One of the reasons why the Redemption occurs in this way is to include all of the Nation, the secular and the religious, the pioneer farmer and the Torah scholar, and not only the Tzaddikim. In this fashion, the Redemption which develops by seemingly natural means uplifts everything and reveals that ALL is from Hashem, All is holy, even that which seemed so devoid of Divine Content. This progressive growth to completion reveals (retroactively) that "ein od milvado" - there is nothing outside of G-d’s Divine Plan (see the Ramchal, “Derech Hashem” and “Da’at Tvunot”). Throughout “Eim HaBonim Smeichah” Rabbi Teichtel proves, citing Biblical sources and generations of Torah Authorities, that the general stages are delineated by two phases: first the physical Redemption and then the Spiritual, as depicted by the Prophet Yechezkel:

“For I will take you from among the nations, and gather you out of all countries, and I will bring you into your own Land. Then I will sprinkle pure water upon you, and you shall be clean; from all of your uncleanlinesses, and from all of your idols, will I cleanse you. A new heart will I also give you, and a new spirit will I put within you; and I will take away the stony heart out of your flesh, and I will give you a heart of flesh. And I will put My spirit in you, and cause you to follow My statutes, and you shall keep My judgments and do them. And you shall dwell in the Land that I gave to your fathers; and you shall be My people, and I shall be your G-d” (Yechezkel, 36:24-28).
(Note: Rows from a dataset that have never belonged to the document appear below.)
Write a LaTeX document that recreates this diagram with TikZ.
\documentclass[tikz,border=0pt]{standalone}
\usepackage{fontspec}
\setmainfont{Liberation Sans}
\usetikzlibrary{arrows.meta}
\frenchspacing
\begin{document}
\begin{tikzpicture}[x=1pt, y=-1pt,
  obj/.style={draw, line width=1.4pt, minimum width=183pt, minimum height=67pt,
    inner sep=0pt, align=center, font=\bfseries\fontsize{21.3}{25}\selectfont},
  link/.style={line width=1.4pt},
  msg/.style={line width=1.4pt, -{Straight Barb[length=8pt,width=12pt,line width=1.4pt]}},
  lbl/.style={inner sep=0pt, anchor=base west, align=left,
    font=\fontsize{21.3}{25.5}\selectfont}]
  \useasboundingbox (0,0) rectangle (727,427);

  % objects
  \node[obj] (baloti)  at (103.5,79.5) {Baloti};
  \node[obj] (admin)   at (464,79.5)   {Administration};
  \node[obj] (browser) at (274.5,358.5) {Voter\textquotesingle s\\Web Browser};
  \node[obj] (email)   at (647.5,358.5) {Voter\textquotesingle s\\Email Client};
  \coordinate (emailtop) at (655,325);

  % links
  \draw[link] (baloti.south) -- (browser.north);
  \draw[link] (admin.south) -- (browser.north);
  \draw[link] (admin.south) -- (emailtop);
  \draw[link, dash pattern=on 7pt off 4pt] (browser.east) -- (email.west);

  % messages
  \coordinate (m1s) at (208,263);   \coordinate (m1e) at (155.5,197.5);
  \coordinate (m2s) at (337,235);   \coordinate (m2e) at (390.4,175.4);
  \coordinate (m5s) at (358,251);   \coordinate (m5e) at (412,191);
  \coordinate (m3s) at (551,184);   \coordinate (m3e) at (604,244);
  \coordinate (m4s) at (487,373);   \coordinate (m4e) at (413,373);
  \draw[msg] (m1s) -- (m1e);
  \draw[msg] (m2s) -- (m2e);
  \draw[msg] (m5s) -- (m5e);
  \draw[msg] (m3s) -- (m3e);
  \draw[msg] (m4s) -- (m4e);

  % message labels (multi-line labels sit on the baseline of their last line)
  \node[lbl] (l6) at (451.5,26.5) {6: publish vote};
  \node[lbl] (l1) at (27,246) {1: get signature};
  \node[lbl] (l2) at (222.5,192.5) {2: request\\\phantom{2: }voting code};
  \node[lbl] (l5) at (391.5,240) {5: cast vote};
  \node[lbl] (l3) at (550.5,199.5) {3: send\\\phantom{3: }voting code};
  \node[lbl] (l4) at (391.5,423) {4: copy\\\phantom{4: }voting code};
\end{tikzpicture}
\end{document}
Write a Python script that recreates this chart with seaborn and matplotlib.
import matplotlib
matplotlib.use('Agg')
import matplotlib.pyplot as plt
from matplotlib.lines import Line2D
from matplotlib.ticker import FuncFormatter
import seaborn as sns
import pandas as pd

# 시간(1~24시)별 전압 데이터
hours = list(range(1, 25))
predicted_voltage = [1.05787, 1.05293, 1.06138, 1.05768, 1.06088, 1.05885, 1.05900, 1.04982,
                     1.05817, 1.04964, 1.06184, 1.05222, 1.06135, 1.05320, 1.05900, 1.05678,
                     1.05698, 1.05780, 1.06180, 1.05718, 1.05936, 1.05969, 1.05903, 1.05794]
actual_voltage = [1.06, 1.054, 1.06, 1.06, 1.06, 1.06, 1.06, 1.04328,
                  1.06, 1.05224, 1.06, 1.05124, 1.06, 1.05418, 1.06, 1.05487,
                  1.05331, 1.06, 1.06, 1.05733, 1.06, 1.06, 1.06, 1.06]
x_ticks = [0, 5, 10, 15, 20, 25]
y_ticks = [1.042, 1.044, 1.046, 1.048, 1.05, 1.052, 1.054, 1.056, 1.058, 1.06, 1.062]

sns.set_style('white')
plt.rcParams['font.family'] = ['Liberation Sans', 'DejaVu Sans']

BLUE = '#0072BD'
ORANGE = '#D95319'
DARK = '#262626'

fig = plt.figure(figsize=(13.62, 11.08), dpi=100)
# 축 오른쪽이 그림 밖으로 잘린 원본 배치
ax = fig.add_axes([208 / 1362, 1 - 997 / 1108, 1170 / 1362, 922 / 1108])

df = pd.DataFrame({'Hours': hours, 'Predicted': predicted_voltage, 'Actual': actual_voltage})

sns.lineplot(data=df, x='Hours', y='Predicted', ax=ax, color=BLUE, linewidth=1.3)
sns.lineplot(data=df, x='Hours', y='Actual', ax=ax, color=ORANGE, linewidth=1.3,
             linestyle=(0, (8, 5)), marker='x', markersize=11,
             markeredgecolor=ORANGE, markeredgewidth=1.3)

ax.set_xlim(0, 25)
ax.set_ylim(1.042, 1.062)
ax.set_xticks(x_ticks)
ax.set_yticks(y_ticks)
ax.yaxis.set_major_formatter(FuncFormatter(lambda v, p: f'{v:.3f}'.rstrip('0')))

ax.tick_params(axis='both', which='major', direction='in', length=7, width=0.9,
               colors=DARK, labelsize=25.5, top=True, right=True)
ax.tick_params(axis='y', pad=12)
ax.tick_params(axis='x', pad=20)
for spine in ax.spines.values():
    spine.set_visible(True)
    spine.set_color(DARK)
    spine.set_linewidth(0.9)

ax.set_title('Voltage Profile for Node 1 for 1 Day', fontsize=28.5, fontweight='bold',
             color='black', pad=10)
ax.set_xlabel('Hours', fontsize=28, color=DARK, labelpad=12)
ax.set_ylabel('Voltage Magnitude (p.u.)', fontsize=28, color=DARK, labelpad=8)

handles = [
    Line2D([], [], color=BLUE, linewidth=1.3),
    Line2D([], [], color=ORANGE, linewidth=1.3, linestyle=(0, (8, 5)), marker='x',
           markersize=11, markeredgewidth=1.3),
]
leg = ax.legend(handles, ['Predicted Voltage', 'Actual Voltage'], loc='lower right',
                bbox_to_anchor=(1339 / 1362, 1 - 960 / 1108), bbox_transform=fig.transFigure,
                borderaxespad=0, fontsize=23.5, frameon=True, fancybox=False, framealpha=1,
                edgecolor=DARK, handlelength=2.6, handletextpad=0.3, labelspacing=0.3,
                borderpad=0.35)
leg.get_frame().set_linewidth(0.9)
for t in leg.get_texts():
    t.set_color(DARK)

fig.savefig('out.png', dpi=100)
The physical Redemption includes the return to our existence as a full-fledged nation, with a government and army, Israelite economy, agriculture, industry, and hi-tech. This is the foundation of our ultimately becoming “A Kingdom of Priests and a Holy Nation” (Shmot, 19:6). As Rabbi Kook explains in his writings, this preliminary, physical stage is part and parcel of the spiritual T’shuva which follows, including the T’shuva of all of the Jewish People and the Jewish Kingdom as a whole, may it come soon, Amen.